Rolex advertise +2/-2 spd. There are no legal definitions, caveats, disclaimers or anything else about how that number is derived. Consumers therefore (in the UK at least as that's the law I'm familiar with) can reasonably expect their watch to operate within the parameters of either losing or gaining 2 seconds per day. Not operating within +2/-2 of a consistent loss or gain of however many seconds per day.
If I set my (up to 5 year old) watch at 1pm today to the exact time and its more than 2 seconds fast or slow by 1pm tomorrow using that same exact time reference its not operating within the spec Rolex say it will in their publicly promoted marketing information and I have a right to expect Rolex to address that under warranty.
Now, we all know that mechanical timepieces are subject to many different environmental factors, temperature, age of components, positioning, power reserve, wearing habits, etc, etc that can (and will) impact timekeeping, but the average consumer is not expected to know that and can, in law, simply expect their watch to perform as advertised.

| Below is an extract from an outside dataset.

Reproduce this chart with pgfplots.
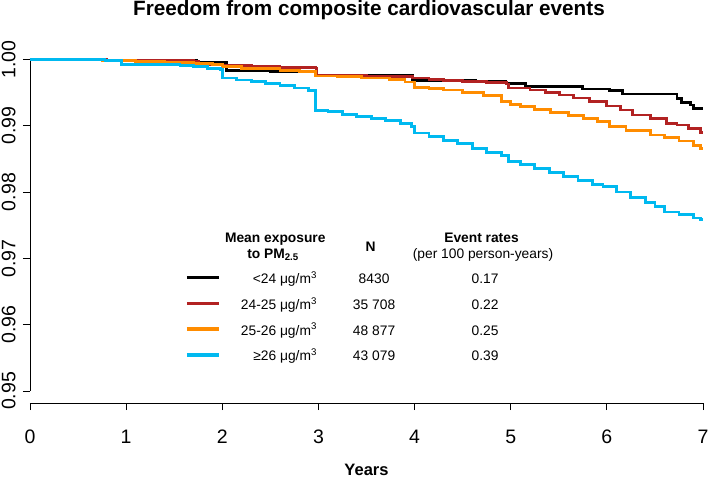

Incidentally we also need to drop the whole precision versus accuracy point as far as Rolex’s advertising statement is concerned
Precision is literally defined as
“the quality, condition, or fact of being exact and accurate”
So there’s no difference from the legal perspective of interpretation of Rolex advertising.
I believe the laws are very similar throughout Europe. The rest of the world may of course differ.